§ TASK REQUIREMENTS
Write out the data below in full, unchanged, minus the images.

§ AVAILABLE DATA
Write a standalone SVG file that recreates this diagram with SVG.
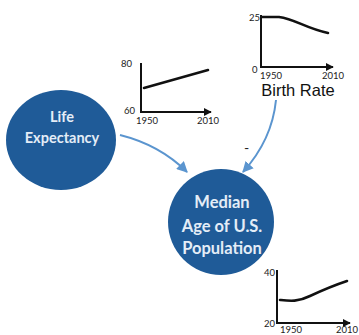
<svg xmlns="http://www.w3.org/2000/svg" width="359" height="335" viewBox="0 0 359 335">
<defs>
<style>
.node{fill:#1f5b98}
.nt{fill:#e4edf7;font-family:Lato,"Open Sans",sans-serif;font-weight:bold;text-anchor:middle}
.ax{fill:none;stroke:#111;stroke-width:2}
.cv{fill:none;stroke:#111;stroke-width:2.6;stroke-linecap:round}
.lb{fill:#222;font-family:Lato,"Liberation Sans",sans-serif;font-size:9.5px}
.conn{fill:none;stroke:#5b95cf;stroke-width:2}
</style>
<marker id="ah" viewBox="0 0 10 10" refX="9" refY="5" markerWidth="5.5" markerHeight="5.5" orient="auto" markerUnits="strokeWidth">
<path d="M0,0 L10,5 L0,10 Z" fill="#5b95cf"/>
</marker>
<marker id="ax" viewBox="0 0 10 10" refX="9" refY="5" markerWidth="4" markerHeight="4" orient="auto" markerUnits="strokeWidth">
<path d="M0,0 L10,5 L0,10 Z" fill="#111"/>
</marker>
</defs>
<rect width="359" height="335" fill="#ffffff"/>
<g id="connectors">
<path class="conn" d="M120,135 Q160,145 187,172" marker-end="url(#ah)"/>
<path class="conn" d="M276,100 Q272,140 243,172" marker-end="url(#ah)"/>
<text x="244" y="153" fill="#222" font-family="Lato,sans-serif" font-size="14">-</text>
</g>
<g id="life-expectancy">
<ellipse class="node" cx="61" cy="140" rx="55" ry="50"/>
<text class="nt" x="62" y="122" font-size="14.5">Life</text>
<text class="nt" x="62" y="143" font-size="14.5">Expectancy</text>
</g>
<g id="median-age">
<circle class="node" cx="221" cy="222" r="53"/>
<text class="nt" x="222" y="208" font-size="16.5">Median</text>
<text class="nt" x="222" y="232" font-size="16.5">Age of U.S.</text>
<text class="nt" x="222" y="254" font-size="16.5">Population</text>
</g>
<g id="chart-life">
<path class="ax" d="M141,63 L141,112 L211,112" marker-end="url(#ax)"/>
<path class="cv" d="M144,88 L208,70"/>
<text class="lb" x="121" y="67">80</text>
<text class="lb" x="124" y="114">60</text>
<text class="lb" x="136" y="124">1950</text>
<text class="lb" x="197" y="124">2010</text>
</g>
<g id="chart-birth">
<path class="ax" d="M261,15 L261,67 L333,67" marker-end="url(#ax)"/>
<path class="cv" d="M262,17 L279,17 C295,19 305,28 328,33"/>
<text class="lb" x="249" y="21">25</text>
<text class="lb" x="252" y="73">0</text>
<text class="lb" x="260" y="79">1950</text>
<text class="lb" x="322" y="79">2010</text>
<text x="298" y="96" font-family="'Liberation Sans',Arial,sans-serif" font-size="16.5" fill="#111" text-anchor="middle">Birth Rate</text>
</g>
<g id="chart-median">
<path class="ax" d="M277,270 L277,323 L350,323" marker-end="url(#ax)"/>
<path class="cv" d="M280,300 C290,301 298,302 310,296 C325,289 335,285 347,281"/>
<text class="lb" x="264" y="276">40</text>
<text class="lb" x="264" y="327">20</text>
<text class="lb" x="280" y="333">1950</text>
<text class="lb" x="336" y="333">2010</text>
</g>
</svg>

§ EXERCISE ANSWER
Write a standalone SVG file that recreates this diagram with SVG.
<svg xmlns="http://www.w3.org/2000/svg" width="359" height="335" viewBox="0 0 359 335">
<defs>
<style>
.node{fill:#1f5b98}
.nt{fill:#e4edf7;font-family:Lato,"Open Sans",sans-serif;font-weight:bold;text-anchor:middle}
.ax{fill:none;stroke:#111;stroke-width:2}
.cv{fill:none;stroke:#111;stroke-width:2.6;stroke-linecap:round}
.lb{fill:#222;font-family:Lato,"Liberation Sans",sans-serif;font-size:9.5px}
.conn{fill:none;stroke:#5b95cf;stroke-width:2}
</style>
<marker id="ah" viewBox="0 0 10 10" refX="9" refY="5" markerWidth="5.5" markerHeight="5.5" orient="auto" markerUnits="strokeWidth">
<path d="M0,0 L10,5 L0,10 Z" fill="#5b95cf"/>
</marker>
<marker id="ax" viewBox="0 0 10 10" refX="9" refY="5" markerWidth="4" markerHeight="4" orient="auto" markerUnits="strokeWidth">
<path d="M0,0 L10,5 L0,10 Z" fill="#111"/>
</marker>
</defs>
<rect width="359" height="335" fill="#ffffff"/>
<g id="connectors">
<path class="conn" d="M120,135 Q160,145 187,172" marker-end="url(#ah)"/>
<path class="conn" d="M276,100 Q272,140 243,172" marker-end="url(#ah)"/>
<text x="244" y="153" fill="#222" font-family="Lato,sans-serif" font-size="14">-</text>
</g>
<g id="life-expectancy">
<ellipse class="node" cx="61" cy="140" rx="55" ry="50"/>
<text class="nt" x="62" y="122" font-size="14.5">Life</text>
<text class="nt" x="62" y="143" font-size="14.5">Expectancy</text>
</g>
<g id="median-age">
<circle class="node" cx="221" cy="222" r="53"/>
<text class="nt" x="222" y="208" font-size="16.5">Median</text>
<text class="nt" x="222" y="232" font-size="16.5">Age of U.S.</text>
<text class="nt" x="222" y="254" font-size="16.5">Population</text>
</g>
<g id="chart-life">
<path class="ax" d="M141,63 L141,112 L211,112" marker-end="url(#ax)"/>
<path class="cv" d="M144,88 L208,70"/>
<text class="lb" x="121" y="67">80</text>
<text class="lb" x="124" y="114">60</text>
<text class="lb" x="136" y="124">1950</text>
<text class="lb" x="197" y="124">2010</text>
</g>
<g id="chart-birth">
<path class="ax" d="M261,15 L261,67 L333,67" marker-end="url(#ax)"/>
<path class="cv" d="M262,17 L279,17 C295,19 305,28 328,33"/>
<text class="lb" x="249" y="21">25</text>
<text class="lb" x="252" y="73">0</text>
<text class="lb" x="260" y="79">1950</text>
<text class="lb" x="322" y="79">2010</text>
<text x="298" y="96" font-family="'Liberation Sans',Arial,sans-serif" font-size="16.5" fill="#111" text-anchor="middle">Birth Rate</text>
</g>
<g id="chart-median">
<path class="ax" d="M277,270 L277,323 L350,323" marker-end="url(#ax)"/>
<path class="cv" d="M280,300 C290,301 298,302 310,296 C325,289 335,285 347,281"/>
<text class="lb" x="264" y="276">40</text>
<text class="lb" x="264" y="327">20</text>
<text class="lb" x="280" y="333">1950</text>
<text class="lb" x="336" y="333">2010</text>
</g>
</svg>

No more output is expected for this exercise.